While she can’t compete anymore herself, she is already broadcasting with BBC radio in Manchester. “I’ll definitely be involved in sport in general because I’ve never ever changed in my belief of its power to do good. I think it’s just got a phenomenal power to have an impact on people,” she said. “Whether that’s in a charity way or a whatever way.”
“Through my sport experience I’ve been able to do that, going to the refugee camps and doing boxing and sport with the kids there, in the favelas in Brazil where we played football with some of the kids in the children’s centres there. In America I went to a juvenile prison once and attempted to set up a game of football and very quickly stopped, ‘let’s do no contact!’ Very quickly realised it wasn’t a good idea. Incredible experiences. I’ve seen sport make a massive life changing difference to people. Whatever way I can be a part of that, I will be,” she said.

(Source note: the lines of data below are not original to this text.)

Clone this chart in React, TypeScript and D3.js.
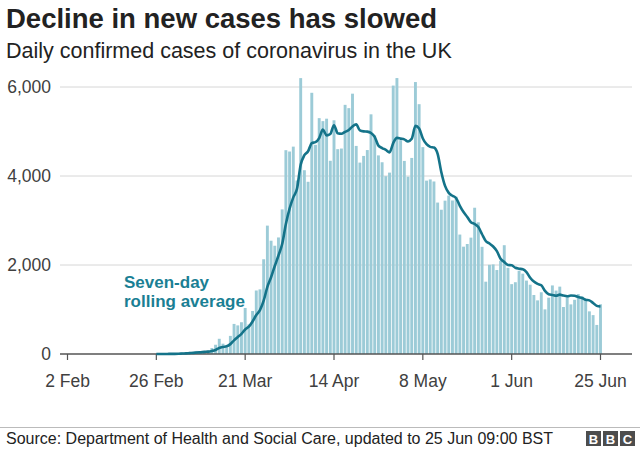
import * as d3 from "d3";

const W = 640;
const H = 449;
const FONT = "'Liberation Sans', Arial, Helvetica, sans-serif";

const titleText = "Decline in new cases has slowed";
const subtitleText = "Daily confirmed cases of coronavirus in the UK";
const sourceText = "Source: Department of Health and Social Care, updated to 25 Jun 09:00 BST";
const annotationLines = ["Seven-day", "rolling average"];

const xTickDates = ["2020-02-02", "2020-02-26", "2020-03-21", "2020-04-14", "2020-05-08", "2020-06-01", "2020-06-25"];
const yTicks = [0, 2000, 4000, 6000];

// daily confirmed cases, first value is 28 Feb
const casesStart = "2020-02-28";
const dailyCases = [
	3, 3,
	13, 4, 11, 34, 29, 48, 45, 69, 43, 62, 77, 134, 208, 342, 232, 152, 407, 676, 643, 714, 1035, 665, 967, 1427, 1452, 2129, 2885, 2546, 2433, 2619, 3250,
	4580, 4550, 4660, 3900, 6200, 4130, 3870, 5870, 4700, 5300, 5233, 5288, 4342, 5252, 4603, 4617, 5599, 5525, 5850, 4676, 4301, 4451, 4583, 5386, 4913, 4463, 4309, 3996, 4076, 6032,
	6201, 4806, 4339, 3985, 4406, 6111, 5614, 4649, 3896, 3923, 3877, 3403, 3242, 3446, 3560, 3450, 3534, 2684, 2412, 2472, 2615, 3287, 2959, 2409, 1625, 2004, 2013, 1887, 2095, 2445, 1936,
	1570, 1613, 1871, 1805, 1650, 1557, 1326, 1205, 1387, 1003, 1266, 1541, 1425, 1514, 1056, 1279, 1115, 1218, 1346, 1295, 1221, 958, 874, 653, 1118,
];

// seven-day rolling average, first value is 26 Feb
const averageStart = "2020-02-26";
const rollingAverage = [
	0, 0, 0, 1,
	3, 3, 5, 10, 14, 20, 26, 34, 40, 47, 53, 68, 91, 134, 157, 172, 222, 307, 380, 452, 551, 613, 730, 875, 986, 1198, 1509, 1724, 1977, 2213, 2473,
	2920, 3266, 3520, 3713, 4251, 4467, 4556, 4740, 4761, 4853, 5043, 4913, 4943, 5141, 4960, 4948, 4991, 5032, 5113, 5160, 5024, 5003, 4998, 4967, 4880, 4682, 4629, 4586, 4532, 4739,
	4856, 4840, 4823, 4776, 4835, 5126, 5066, 4844, 4714, 4655, 4639, 4496, 4086, 3777, 3621, 3557, 3502, 3331, 3190, 3080, 2961, 2922, 2852, 2691, 2540, 2482, 2416, 2312, 2142, 2068, 2001,
	1993, 1937, 1917, 1905, 1841, 1715, 1627, 1575, 1543, 1419, 1342, 1326, 1308, 1334, 1313, 1298, 1314, 1307, 1279, 1260, 1219, 1205, 1147, 1081, 1066,
];

const parse = d3.utcParse("%Y-%m-%d");
const fmtTick = d3.utcFormat("%-d %b");

function App() {
	const tickDates = xTickDates.map((s) => parse(s) as Date);
	const x = d3
		.scaleUtc()
		.domain([tickDates[0], tickDates[tickDates.length - 1]])
		.range([67.5, 600.5]);
	const y = d3.scaleLinear().domain([0, 6000]).range([354, 87]);

	const c0 = parse(casesStart) as Date;
	const bars = dailyCases.map((v, i) => ({ date: d3.utcDay.offset(c0, i), v }));
	const a0 = parse(averageStart) as Date;
	const avg = rollingAverage.map((v, i) => ({ date: d3.utcDay.offset(a0, i), v }));

	const dayW = x(d3.utcDay.offset(c0, 1)) - x(c0);
	const barW = dayW - 0.8;

	const line = d3
		.line<{ date: Date; v: number }>()
		.x((d) => x(d.date))
		.y((d) => y(d.v))
		.curve(d3.curveMonotoneX);

	const gridX0 = 60;
	const gridX1 = 632;

	return (
		<svg
			width={W}
			height={H}
			style={{ position: "absolute", left: 0, top: 0, background: "#fff" }}
			fontFamily={FONT}
		>
			<text x={6} y={28} fontSize={27.5} fontWeight="bold" fill="#222">
				{titleText}
			</text>
			<text x={6} y={58} fontSize={21.5} fill="#222">
				{subtitleText}
			</text>

			{yTicks
				.filter((t) => t > 0)
				.map((t) => (
					<line key={t} x1={gridX0} x2={gridX1} y1={y(t)} y2={y(t)} stroke="#d6d6d6" strokeWidth={1} />
				))}
			{yTicks.map((t) => (
				<text key={t} x={51} y={y(t) + 6} fontSize={17.5} textAnchor="end" fill="#404040">
					{d3.format(",")(t)}
				</text>
			))}

			<g>
				{bars.map((b) => (
					<rect
						key={+b.date}
						x={x(b.date) - barW / 2}
						y={y(b.v)}
						width={barW}
						height={y(0) - y(b.v)}
						fill="#9ccbd7"
					/>
				))}
			</g>

			<line x1={gridX0} x2={gridX1} y1={y(0)} y2={y(0)} stroke="#555" strokeWidth={1.5} />
			{tickDates.map((d) => (
				<g key={+d}>
					<line x1={x(d)} x2={x(d)} y1={y(0)} y2={y(0) + 6} stroke="#555" strokeWidth={1.2} />
					<text x={x(d)} y={387} fontSize={17.5} textAnchor="middle" fill="#404040">
						{fmtTick(d)}
					</text>
				</g>
			))}

			<path d={line(avg) || ""} fill="none" stroke="#147389" strokeWidth={2.6} strokeLinejoin="round" />

			{annotationLines.map((s, i) => (
				<text key={s} x={124} y={288 + i * 19} fontSize={17} fontWeight="bold" fill="#1a7f94">
					{s}
				</text>
			))}

			<line x1={0} x2={W} y1={427.5} y2={427.5} stroke="#bbb" strokeWidth={1} />
			<text x={6} y={444} fontSize={16} fill="#222">
				{sourceText}
			</text>
			{["B", "B", "C"].map((ch, i) => (
				<g key={i} transform={`translate(${586 + i * 17},431)`}>
					<rect width={15} height={15} fill="#4d4d4d" />
					<text x={7.5} y={12.5} fontSize={13} fontWeight="bold" textAnchor="middle" fill="#fff">
						{ch}
					</text>
				</g>
			))}
		</svg>
	);
}

export default App;
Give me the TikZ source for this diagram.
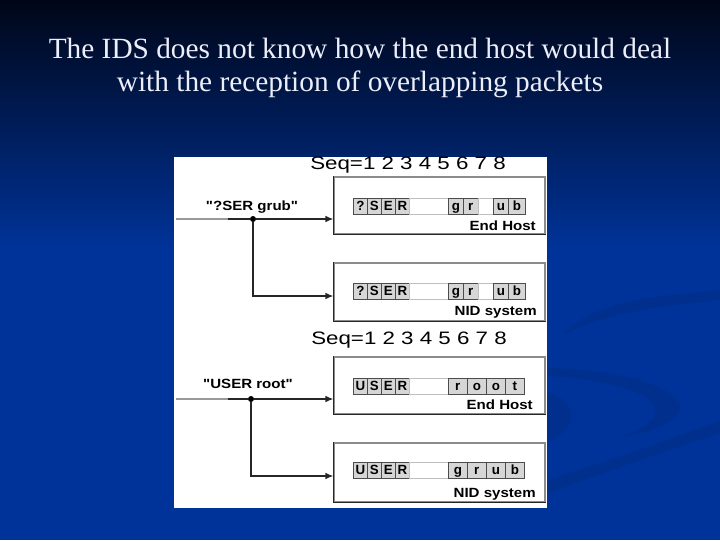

“Look at amateur boxing, it’s run 99 per cent by volunteers, who give their love and energy week after week, night after night after, for free, just to help that kid along, or help the community or provide somewhere for kids to go. And then on top of that you’ve got your refs, your judges, your timekeepers, your corners. All these people that we couldn’t do it without, who all make it possible for the likes of me and everyone else to get to where we got to in the end. So it’s important to give that back. Not just whilst you’re boxing but certainly after and try and help other people have even half the experiences I’ve had or hopefully even more and do even better.
“That’s what you want to be part of.”